- [Problem description]: Write the data out again, character for character, with no images.
──────
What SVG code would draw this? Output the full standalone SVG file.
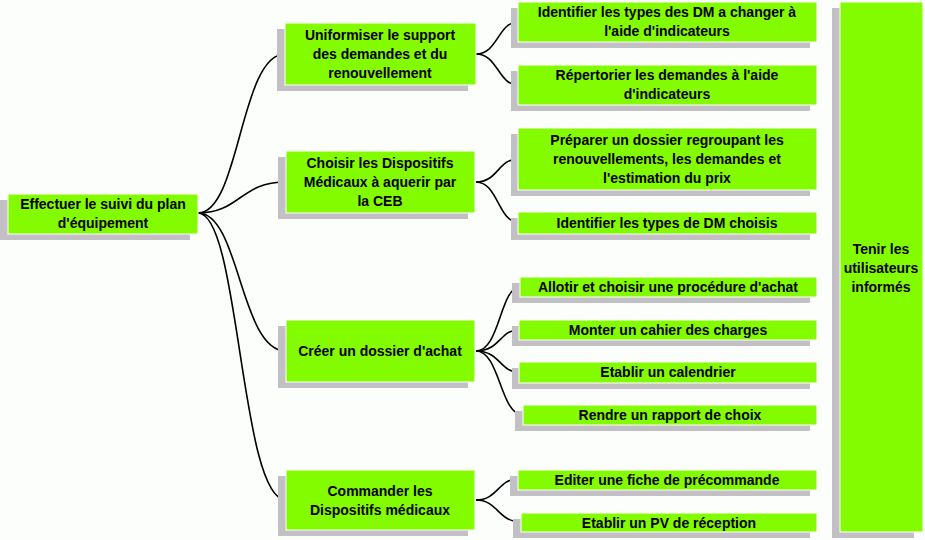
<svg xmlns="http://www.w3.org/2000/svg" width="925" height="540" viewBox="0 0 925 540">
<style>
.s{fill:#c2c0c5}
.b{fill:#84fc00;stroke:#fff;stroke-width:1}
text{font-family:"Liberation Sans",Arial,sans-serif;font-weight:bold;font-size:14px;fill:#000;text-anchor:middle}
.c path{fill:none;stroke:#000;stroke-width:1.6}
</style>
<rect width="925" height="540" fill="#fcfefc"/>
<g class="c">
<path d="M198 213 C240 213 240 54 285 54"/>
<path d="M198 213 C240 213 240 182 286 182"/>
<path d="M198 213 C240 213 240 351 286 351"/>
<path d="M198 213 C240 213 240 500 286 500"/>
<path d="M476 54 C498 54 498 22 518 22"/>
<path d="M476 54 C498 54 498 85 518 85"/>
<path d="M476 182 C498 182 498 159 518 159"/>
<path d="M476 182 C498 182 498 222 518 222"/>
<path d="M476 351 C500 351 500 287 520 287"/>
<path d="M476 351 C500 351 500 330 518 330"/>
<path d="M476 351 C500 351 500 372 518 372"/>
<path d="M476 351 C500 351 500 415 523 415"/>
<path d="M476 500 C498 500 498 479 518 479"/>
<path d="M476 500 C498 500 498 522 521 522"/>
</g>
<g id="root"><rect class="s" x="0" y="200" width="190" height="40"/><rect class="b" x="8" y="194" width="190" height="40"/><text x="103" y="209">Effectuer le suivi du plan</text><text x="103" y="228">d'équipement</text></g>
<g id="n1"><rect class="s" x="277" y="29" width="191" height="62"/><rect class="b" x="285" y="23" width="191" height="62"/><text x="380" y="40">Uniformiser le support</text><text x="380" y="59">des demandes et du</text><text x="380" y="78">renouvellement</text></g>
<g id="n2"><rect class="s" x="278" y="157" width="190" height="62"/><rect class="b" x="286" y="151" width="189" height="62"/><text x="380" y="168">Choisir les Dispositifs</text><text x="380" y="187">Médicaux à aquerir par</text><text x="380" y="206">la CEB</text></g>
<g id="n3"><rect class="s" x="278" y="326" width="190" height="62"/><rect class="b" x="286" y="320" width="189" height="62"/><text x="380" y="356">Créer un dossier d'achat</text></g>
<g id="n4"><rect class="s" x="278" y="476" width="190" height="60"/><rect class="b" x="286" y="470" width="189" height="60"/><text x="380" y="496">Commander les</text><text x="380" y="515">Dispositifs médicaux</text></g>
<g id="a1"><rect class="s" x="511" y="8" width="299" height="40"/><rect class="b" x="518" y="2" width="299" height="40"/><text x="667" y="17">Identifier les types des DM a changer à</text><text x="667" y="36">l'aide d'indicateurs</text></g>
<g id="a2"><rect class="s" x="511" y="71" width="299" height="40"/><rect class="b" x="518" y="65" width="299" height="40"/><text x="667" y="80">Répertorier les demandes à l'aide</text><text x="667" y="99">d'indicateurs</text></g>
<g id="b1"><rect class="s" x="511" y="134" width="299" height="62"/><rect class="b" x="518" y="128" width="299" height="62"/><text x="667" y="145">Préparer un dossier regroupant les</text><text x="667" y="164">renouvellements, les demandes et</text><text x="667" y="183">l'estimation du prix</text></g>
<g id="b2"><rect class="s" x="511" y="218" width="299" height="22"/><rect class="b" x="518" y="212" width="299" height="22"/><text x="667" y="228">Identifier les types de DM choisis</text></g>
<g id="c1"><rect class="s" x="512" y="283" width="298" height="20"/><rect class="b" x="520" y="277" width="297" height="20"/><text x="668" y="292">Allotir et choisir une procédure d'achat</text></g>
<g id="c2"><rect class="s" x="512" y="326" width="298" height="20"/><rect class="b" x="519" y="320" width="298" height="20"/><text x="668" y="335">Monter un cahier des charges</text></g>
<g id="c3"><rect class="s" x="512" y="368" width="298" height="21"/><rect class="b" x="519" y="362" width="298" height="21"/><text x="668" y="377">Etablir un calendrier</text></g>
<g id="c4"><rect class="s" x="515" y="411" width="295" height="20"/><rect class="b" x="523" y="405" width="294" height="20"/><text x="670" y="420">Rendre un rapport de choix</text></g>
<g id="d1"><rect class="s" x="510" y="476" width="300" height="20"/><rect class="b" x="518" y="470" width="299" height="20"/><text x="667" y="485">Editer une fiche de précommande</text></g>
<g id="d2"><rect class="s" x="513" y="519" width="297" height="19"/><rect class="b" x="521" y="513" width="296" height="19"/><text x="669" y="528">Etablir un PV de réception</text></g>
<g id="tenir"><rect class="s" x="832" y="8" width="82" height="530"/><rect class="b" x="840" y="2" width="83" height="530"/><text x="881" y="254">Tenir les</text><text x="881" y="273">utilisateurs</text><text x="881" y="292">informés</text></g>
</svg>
──────
- [Result of this task]:
What SVG code would draw this? Output the full standalone SVG file.
<svg xmlns="http://www.w3.org/2000/svg" width="925" height="540" viewBox="0 0 925 540">
<style>
.s{fill:#c2c0c5}
.b{fill:#84fc00;stroke:#fff;stroke-width:1}
text{font-family:"Liberation Sans",Arial,sans-serif;font-weight:bold;font-size:14px;fill:#000;text-anchor:middle}
.c path{fill:none;stroke:#000;stroke-width:1.6}
</style>
<rect width="925" height="540" fill="#fcfefc"/>
<g class="c">
<path d="M198 213 C240 213 240 54 285 54"/>
<path d="M198 213 C240 213 240 182 286 182"/>
<path d="M198 213 C240 213 240 351 286 351"/>
<path d="M198 213 C240 213 240 500 286 500"/>
<path d="M476 54 C498 54 498 22 518 22"/>
<path d="M476 54 C498 54 498 85 518 85"/>
<path d="M476 182 C498 182 498 159 518 159"/>
<path d="M476 182 C498 182 498 222 518 222"/>
<path d="M476 351 C500 351 500 287 520 287"/>
<path d="M476 351 C500 351 500 330 518 330"/>
<path d="M476 351 C500 351 500 372 518 372"/>
<path d="M476 351 C500 351 500 415 523 415"/>
<path d="M476 500 C498 500 498 479 518 479"/>
<path d="M476 500 C498 500 498 522 521 522"/>
</g>
<g id="root"><rect class="s" x="0" y="200" width="190" height="40"/><rect class="b" x="8" y="194" width="190" height="40"/><text x="103" y="209">Effectuer le suivi du plan</text><text x="103" y="228">d'équipement</text></g>
<g id="n1"><rect class="s" x="277" y="29" width="191" height="62"/><rect class="b" x="285" y="23" width="191" height="62"/><text x="380" y="40">Uniformiser le support</text><text x="380" y="59">des demandes et du</text><text x="380" y="78">renouvellement</text></g>
<g id="n2"><rect class="s" x="278" y="157" width="190" height="62"/><rect class="b" x="286" y="151" width="189" height="62"/><text x="380" y="168">Choisir les Dispositifs</text><text x="380" y="187">Médicaux à aquerir par</text><text x="380" y="206">la CEB</text></g>
<g id="n3"><rect class="s" x="278" y="326" width="190" height="62"/><rect class="b" x="286" y="320" width="189" height="62"/><text x="380" y="356">Créer un dossier d'achat</text></g>
<g id="n4"><rect class="s" x="278" y="476" width="190" height="60"/><rect class="b" x="286" y="470" width="189" height="60"/><text x="380" y="496">Commander les</text><text x="380" y="515">Dispositifs médicaux</text></g>
<g id="a1"><rect class="s" x="511" y="8" width="299" height="40"/><rect class="b" x="518" y="2" width="299" height="40"/><text x="667" y="17">Identifier les types des DM a changer à</text><text x="667" y="36">l'aide d'indicateurs</text></g>
<g id="a2"><rect class="s" x="511" y="71" width="299" height="40"/><rect class="b" x="518" y="65" width="299" height="40"/><text x="667" y="80">Répertorier les demandes à l'aide</text><text x="667" y="99">d'indicateurs</text></g>
<g id="b1"><rect class="s" x="511" y="134" width="299" height="62"/><rect class="b" x="518" y="128" width="299" height="62"/><text x="667" y="145">Préparer un dossier regroupant les</text><text x="667" y="164">renouvellements, les demandes et</text><text x="667" y="183">l'estimation du prix</text></g>
<g id="b2"><rect class="s" x="511" y="218" width="299" height="22"/><rect class="b" x="518" y="212" width="299" height="22"/><text x="667" y="228">Identifier les types de DM choisis</text></g>
<g id="c1"><rect class="s" x="512" y="283" width="298" height="20"/><rect class="b" x="520" y="277" width="297" height="20"/><text x="668" y="292">Allotir et choisir une procédure d'achat</text></g>
<g id="c2"><rect class="s" x="512" y="326" width="298" height="20"/><rect class="b" x="519" y="320" width="298" height="20"/><text x="668" y="335">Monter un cahier des charges</text></g>
<g id="c3"><rect class="s" x="512" y="368" width="298" height="21"/><rect class="b" x="519" y="362" width="298" height="21"/><text x="668" y="377">Etablir un calendrier</text></g>
<g id="c4"><rect class="s" x="515" y="411" width="295" height="20"/><rect class="b" x="523" y="405" width="294" height="20"/><text x="670" y="420">Rendre un rapport de choix</text></g>
<g id="d1"><rect class="s" x="510" y="476" width="300" height="20"/><rect class="b" x="518" y="470" width="299" height="20"/><text x="667" y="485">Editer une fiche de précommande</text></g>
<g id="d2"><rect class="s" x="513" y="519" width="297" height="19"/><rect class="b" x="521" y="513" width="296" height="19"/><text x="669" y="528">Etablir un PV de réception</text></g>
<g id="tenir"><rect class="s" x="832" y="8" width="82" height="530"/><rect class="b" x="840" y="2" width="83" height="530"/><text x="881" y="254">Tenir les</text><text x="881" y="273">utilisateurs</text><text x="881" y="292">informés</text></g>
</svg>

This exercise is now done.